**What the task requires**
Can you quote, word for word, every line from the first line of the records below through the line containing "import numpy as np", and nothing else?

**Excerpt from a dataset**
════════
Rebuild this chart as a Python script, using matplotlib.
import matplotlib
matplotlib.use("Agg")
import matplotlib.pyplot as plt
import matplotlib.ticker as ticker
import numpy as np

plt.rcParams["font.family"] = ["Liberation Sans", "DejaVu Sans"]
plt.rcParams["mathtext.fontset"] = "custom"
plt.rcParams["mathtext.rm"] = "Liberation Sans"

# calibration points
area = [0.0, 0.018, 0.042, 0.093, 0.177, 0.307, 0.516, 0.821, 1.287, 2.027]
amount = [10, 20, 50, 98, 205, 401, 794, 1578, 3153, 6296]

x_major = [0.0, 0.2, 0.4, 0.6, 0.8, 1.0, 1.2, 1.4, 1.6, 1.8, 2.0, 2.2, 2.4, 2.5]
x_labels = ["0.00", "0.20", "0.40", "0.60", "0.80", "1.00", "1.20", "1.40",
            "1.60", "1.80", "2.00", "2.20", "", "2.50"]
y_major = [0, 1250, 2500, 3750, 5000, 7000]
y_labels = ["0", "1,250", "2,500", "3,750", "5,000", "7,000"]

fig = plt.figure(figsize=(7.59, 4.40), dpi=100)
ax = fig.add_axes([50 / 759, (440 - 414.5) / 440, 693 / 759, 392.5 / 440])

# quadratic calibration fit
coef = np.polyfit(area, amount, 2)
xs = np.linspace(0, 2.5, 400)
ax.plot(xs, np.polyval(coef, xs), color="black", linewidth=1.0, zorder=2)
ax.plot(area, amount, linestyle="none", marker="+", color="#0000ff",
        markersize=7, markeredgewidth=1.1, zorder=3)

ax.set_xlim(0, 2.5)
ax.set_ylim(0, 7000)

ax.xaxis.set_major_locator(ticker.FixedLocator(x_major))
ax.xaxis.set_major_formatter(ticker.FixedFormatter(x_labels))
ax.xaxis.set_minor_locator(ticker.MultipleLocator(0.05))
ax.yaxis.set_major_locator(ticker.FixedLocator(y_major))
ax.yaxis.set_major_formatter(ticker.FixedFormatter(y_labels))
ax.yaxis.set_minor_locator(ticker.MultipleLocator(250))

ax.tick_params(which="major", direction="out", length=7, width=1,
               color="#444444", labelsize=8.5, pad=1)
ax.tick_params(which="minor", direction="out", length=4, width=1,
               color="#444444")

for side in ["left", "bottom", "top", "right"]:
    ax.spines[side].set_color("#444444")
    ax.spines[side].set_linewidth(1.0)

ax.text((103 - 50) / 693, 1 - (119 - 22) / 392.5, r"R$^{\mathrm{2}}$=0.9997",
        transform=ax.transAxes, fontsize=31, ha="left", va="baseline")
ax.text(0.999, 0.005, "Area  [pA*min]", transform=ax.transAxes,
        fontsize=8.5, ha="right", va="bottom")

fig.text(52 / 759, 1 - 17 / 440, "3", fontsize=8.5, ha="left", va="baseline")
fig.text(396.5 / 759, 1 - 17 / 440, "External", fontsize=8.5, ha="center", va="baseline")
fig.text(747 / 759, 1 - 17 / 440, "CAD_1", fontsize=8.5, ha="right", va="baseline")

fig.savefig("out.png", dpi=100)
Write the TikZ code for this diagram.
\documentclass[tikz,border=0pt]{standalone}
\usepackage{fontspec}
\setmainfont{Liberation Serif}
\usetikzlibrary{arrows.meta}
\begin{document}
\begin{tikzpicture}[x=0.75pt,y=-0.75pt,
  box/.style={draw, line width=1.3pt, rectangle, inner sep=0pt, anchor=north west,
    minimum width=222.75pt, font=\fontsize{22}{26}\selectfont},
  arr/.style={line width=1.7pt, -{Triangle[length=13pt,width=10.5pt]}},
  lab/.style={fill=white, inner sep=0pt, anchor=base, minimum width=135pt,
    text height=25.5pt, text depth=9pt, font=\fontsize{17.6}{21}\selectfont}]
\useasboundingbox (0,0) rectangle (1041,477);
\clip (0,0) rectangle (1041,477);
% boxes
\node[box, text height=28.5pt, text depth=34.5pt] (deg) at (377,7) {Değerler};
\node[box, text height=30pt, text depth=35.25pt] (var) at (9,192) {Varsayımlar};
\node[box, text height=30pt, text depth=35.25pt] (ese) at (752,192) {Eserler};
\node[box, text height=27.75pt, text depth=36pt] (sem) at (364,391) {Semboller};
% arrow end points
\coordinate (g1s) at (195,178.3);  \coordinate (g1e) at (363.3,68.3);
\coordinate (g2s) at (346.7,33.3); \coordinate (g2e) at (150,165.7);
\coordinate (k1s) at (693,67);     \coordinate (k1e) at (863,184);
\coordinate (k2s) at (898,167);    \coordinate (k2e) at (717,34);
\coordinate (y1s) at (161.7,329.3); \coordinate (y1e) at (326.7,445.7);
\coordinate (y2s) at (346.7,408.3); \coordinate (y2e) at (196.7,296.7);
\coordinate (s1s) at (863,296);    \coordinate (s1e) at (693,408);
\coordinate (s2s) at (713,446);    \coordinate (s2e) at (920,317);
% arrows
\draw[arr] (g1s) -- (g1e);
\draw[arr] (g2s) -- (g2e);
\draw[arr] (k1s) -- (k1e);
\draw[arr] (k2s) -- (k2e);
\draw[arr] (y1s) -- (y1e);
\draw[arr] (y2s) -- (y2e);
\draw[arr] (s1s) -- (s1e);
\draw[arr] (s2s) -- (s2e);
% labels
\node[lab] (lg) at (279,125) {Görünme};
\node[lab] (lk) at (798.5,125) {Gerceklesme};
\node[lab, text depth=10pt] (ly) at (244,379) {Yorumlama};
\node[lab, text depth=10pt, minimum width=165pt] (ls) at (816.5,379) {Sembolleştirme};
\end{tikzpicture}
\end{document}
════════
**Task solution**
Rebuild this chart as a Python script, using matplotlib.
import matplotlib
matplotlib.use("Agg")
import matplotlib.pyplot as plt
import matplotlib.ticker as ticker
import numpy as np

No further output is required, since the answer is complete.